Tools and Approaches That Actually Work
There is no single tool that solves retention. You will likely combine:
- Cloud-native lifecycle tools like AWS S3 policies
- Data governance platforms like Collibra or OneTrust
- Query-based enforcement in warehouses like Snowflake
- Custom scripts for edge systems
The best setups are boring and automated. If your retention depends on manual review, it will fail.
Where Things Get Uncertain
There are still gray areas.
AI training data is a big one. If user data is used to train models, does deleting the original data remove it from the model? No one has a clean answer yet.
Cross-border data adds another layer. Different jurisdictions may require conflicting retention rules.
Be transparent about these gaps. Document assumptions. Regulators care more about intent and effort than perfection.
FAQ
How long should you retain customer data?
It depends on jurisdiction and purpose. Typically 2 to 5 years for active business needs, but always tied to legal requirements and consent.

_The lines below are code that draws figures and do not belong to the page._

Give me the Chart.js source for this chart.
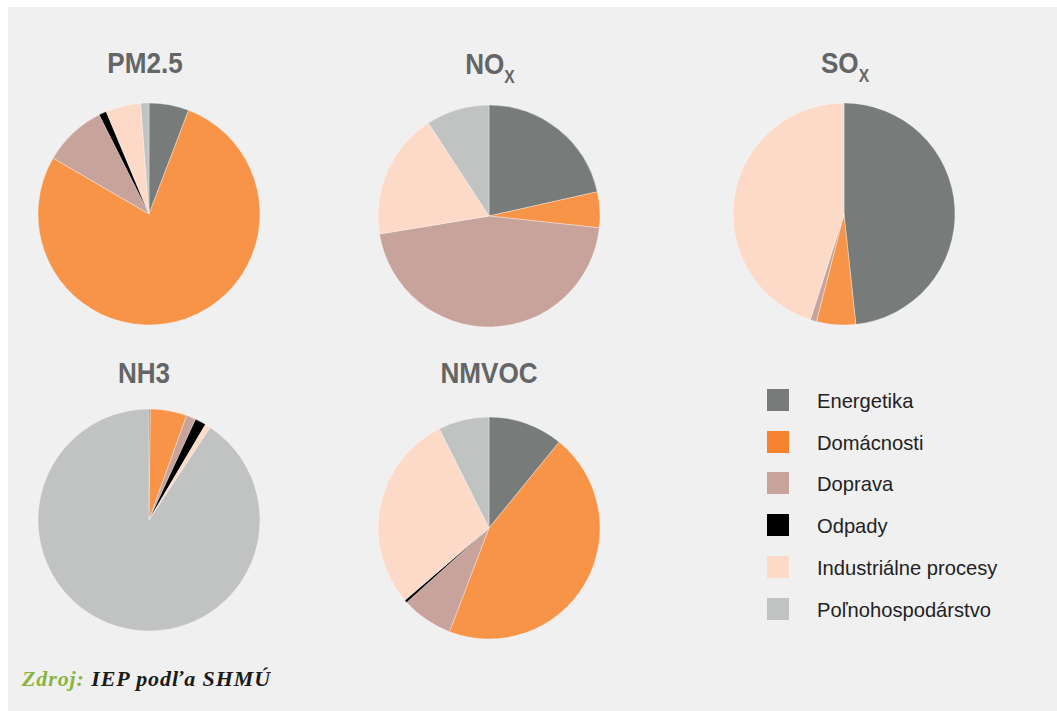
<!DOCTYPE html>
<html>
<head>
<meta charset="utf-8">
<script src="https://cdn.jsdelivr.net/npm/chart.js@4.4.1/dist/chart.umd.min.js"></script>
<style>
  html, body { margin: 0; padding: 0; background: #ffffff; }
  #panel {
    position: absolute; left: 8px; top: 7px; width: 1049px; height: 704px;
    background: #f0f0f0; overflow: hidden;
  }
  .title {
    position: absolute; width: 200px; text-align: center;
    font-family: "Liberation Sans Narrow", "Liberation Sans", Arial, sans-serif;
    font-weight: bold; font-size: 30px; line-height: 30px; color: #646566;
    transform: scaleX(0.87); transform-origin: center;
  }
  .title sub { font-size: 18px; vertical-align: -9px; line-height: 0; }
  .pie { position: absolute; width: 240px; height: 240px; }
  #legend {
    position: absolute; left: 0; top: 0;
    font-family: "Liberation Sans Narrow", "Liberation Sans", Arial, sans-serif;
    font-size: 21px; color: #222222;
  }
  .item { position: absolute; white-space: nowrap; }
  .item span.box { position: absolute; width: 22px; height: 22px; }
  .item span.txt { position: absolute; line-height: 22px; top: 1px; transform: scaleX(0.96); transform-origin: left; }
  #source {
    position: absolute; left: 14px; top: 659px; white-space: nowrap;
    font-family: "Liberation Serif", "Times New Roman", serif;
    font-style: italic; font-weight: 600; font-size: 22px; letter-spacing: 0.9px; color: #1a1a1a;
  }
  #source b { color: #8ab43f; font-weight: 600; }
</style>
</head>
<body>
<div id="panel">
  <div id="legend"></div>
  <div id="source"><b>Zdroj:</b> IEP podľa SHMÚ</div>
</div>
<script>
// kategórie a podiely (%) podľa znečisťujúcej látky
const categories = ["Energetika", "Domácnosti", "Doprava", "Odpady", "Industriálne procesy", "Poľnohospodárstvo"];
const pm25  = [5.8, 77.6, 9.2, 1.1, 5.1, 1.2];
const nox   = [21.5, 5.2, 45.7, 0, 18.4, 9.2];
const sox   = [48.3, 5.7, 0.9, 0, 45.1, 0];
const nh3   = [0.2, 5.3, 1.4, 1.6, 0.8, 90.7];
const nmvoc = [10.9, 44.9, 7.5, 0.4, 28.9, 7.4];

const colors = ["#777c7b", "#f79448", "#c8a39b", "#000000", "#fddac8", "#c1c3c2"];
const swatches = ["#777c7b", "#f5822e", "#c8a39b", "#000000", "#fddac8", "#c1c3c2"];

// polohy grafov v paneli (stred koláča, stred nadpisu)
const pies = [
  { name: "PM2.5", sub: "",  data: pm25,  cx: 141, cy: 207, tx: 137, ty: 41 },
  { name: "NO",    sub: "X", data: nox,   cx: 481, cy: 209, tx: 482, ty: 42 },
  { name: "SO",    sub: "X", data: sox,   cx: 836, cy: 207, tx: 837, ty: 41 },
  { name: "NH3",   sub: "",  data: nh3,   cx: 141, cy: 513, tx: 136, ty: 351 },
  { name: "NMVOC", sub: "",  data: nmvoc, cx: 481, cy: 521, tx: 481, ty: 351 }
];

const panel = document.getElementById("panel");

pies.forEach(function(p) {
  const t = document.createElement("div");
  t.className = "title";
  t.style.left = (p.tx - 100) + "px";
  t.style.top = p.ty + "px";
  t.innerHTML = p.name + (p.sub ? "<sub>" + p.sub + "</sub>" : "");
  panel.appendChild(t);

  const c = document.createElement("canvas");
  c.className = "pie";
  c.width = 240; c.height = 240;
  c.style.left = (p.cx - 120) + "px";
  c.style.top = (p.cy - 120) + "px";
  panel.appendChild(c);

  new Chart(c, {
    type: 'pie',
    data: {
      labels: categories,
      datasets: [{
        label: p.name + p.sub,
        data: p.data,
        backgroundColor: colors,
        borderColor: "rgba(255,255,255,0.55)",
        borderWidth: 0.6,
        radius: 111
      }]
    },
    options: {
      responsive: false,
      animation: false,
      layout: { padding: 0 },
      plugins: {
        legend: { display: false },
        tooltip: { enabled: false }
      }
    }
  });
});

// spoločná legenda
const legend = document.getElementById("legend");
categories.forEach(function(name, i) {
  const row = document.createElement("div");
  row.className = "item";
  row.style.left = "759px";
  row.style.top = (382 + i * 41.7) + "px";
  row.innerHTML = '<span class="box" style="background:' + swatches[i] + '"></span>' +
                  '<span class="txt" style="left:50px">' + name + '</span>';
  legend.appendChild(row);
});
</script>
</body>
</html>
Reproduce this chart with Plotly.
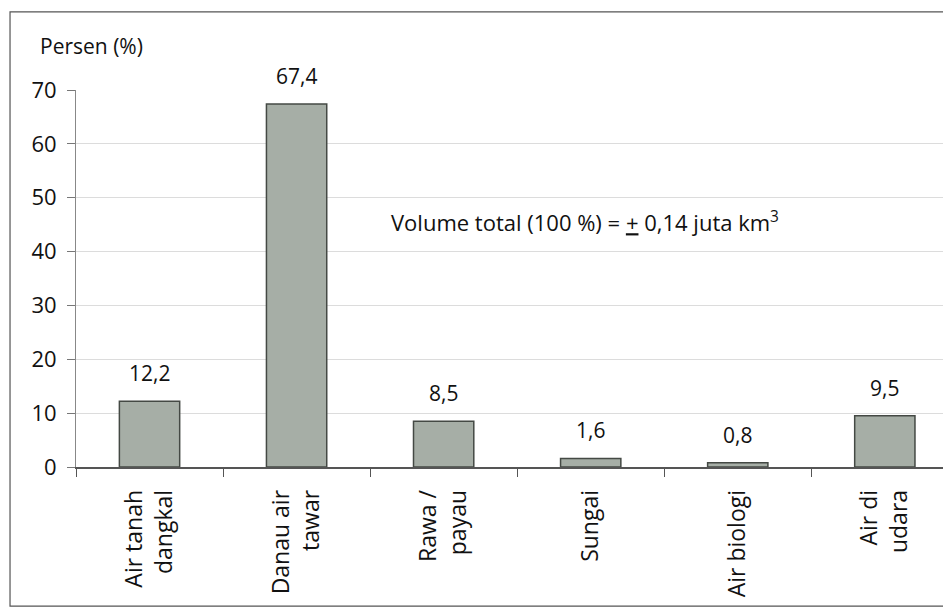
import plotly.graph_objects as go

# Data
kategori = ["Air tanah<br>dangkal", "Danau air<br>tawar", "Rawa /<br>payau",
            "Sungai", "Air biologi", "Air di<br>udara"]
persen = [12.2, 67.4, 8.5, 1.6, 0.8, 9.5]
label_bar = ["12,2", "67,4", "8,5", "1,6", "0,8", "9,5"]
y_ticks = [0, 10, 20, 30, 40, 50, 60, 70]

FONT = "'Open Sans', sans-serif"
WARNA_TEKS = "#111111"

fig = go.Figure()

fig.add_trace(go.Bar(
    x=kategori,
    y=persen,
    width=0.41,
    marker=dict(color="#a6aea6", line=dict(color="#444944", width=1.5)),
    showlegend=False,
))

# label nilai di atas batang (pakai anotasi supaya jaraknya bisa diatur)
anotasi = []
for kat, nilai, teks in zip(kategori, persen, label_bar):
    anotasi.append(dict(
        text=teks, x=kat, y=nilai, xref="x", yref="y",
        xanchor="center", yanchor="bottom", yshift=12,
        showarrow=False, font=dict(size=21, family=FONT, color=WARNA_TEKS),
    ))

anotasi.append(dict(
    text="Persen (%)", xref="paper", yref="paper",
    x=-0.0434, y=1.117, xanchor="left", yanchor="middle",
    showarrow=False, font=dict(size=21, family=FONT, color=WARNA_TEKS)))
anotasi.append(dict(
    text="Volume total (100 %) = <u>+</u> 0,14 juta km<sup>3</sup>",
    xref="x", yref="y", x=2.96, y=45.5,
    xanchor="center", yanchor="middle",
    showarrow=False, font=dict(size=22, family=FONT, color=WARNA_TEKS)))

# halaman html punya margin 8px, jadi margin di sini sudah dikurangi
fig.update_layout(
    width=951,
    height=609,
    margin=dict(l=68, r=8, t=82, b=150),
    paper_bgcolor="#ffffff",
    plot_bgcolor="#ffffff",
    font=dict(family=FONT, size=21, color=WARNA_TEKS),
    xaxis=dict(
        range=[-0.5, 5.45],
        tickangle=-90,
        tickson="boundaries",
        ticks="outside",
        ticklen=8,
        tickcolor="#555555",
        showline=True,
        linecolor="#555555",
        linewidth=1.5,
        showgrid=False,
        ticklabelstandoff=12,
        tickfont=dict(size=23, family=FONT, color=WARNA_TEKS),
    ),
    yaxis=dict(
        range=[0, 70],
        tickvals=y_ticks,
        ticks="outside",
        ticklen=8,
        tickcolor="#777777",
        showline=True,
        linecolor="#888888",
        linewidth=1,
        showgrid=True,
        gridcolor="#dcdcdc",
        gridwidth=1,
        zeroline=False,
        ticklabelstandoff=6,
        tickfont=dict(size=22, family=FONT, color=WARNA_TEKS),
    ),
    annotations=anotasi,
    shapes=[
        dict(type="rect", xref="paper", yref="paper",
             x0=-0.0754, x1=1.05, y0=-0.369, y1=1.207,
             line=dict(color="#555555", width=1.2), fillcolor="rgba(0,0,0,0)"),
    ],
)

fig.write_html("out.html")
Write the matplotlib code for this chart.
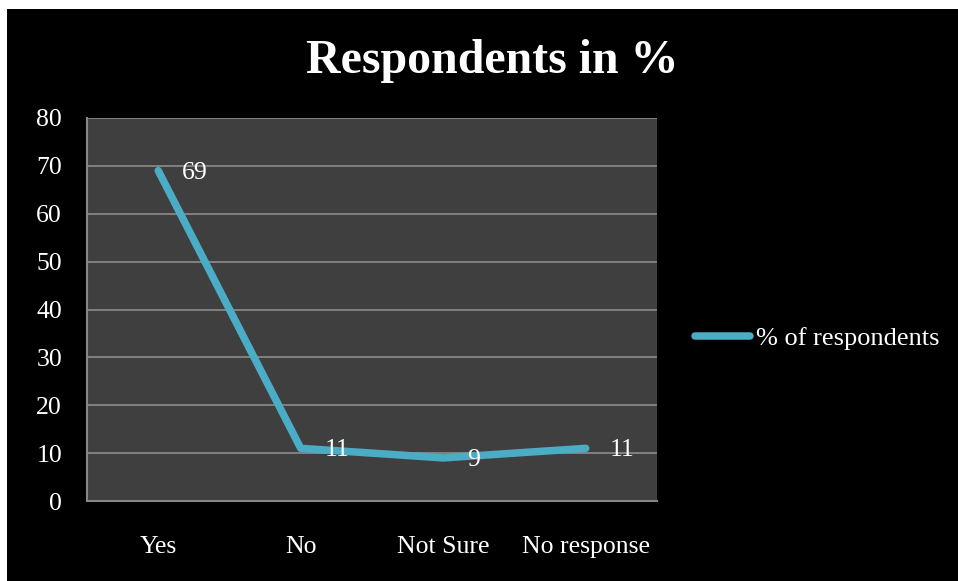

What is the biggest compliance risk?
Over retention. Keeping data longer than necessary increases exposure during breaches and audits.
Can you automate everything?
Almost. Core systems can be automated, but edge cases like backups and third party tools often require hybrid approaches.
Who should own the strategy?
Shared ownership. Legal defines requirements, engineering enforces them, and data teams monitor compliance.
Honest Takeaway
Designing a data retention strategy is not a documentation exercise. It is a systems problem disguised as a policy problem.
If you do this right, you reduce legal risk, lower storage costs, and simplify your data architecture. If you do it halfway, you create a false sense of compliance that collapses under audit.
The one idea to hold onto is this. Retention only matters if it is enforced automatically across every place your data lives. Everything else is just paperwork.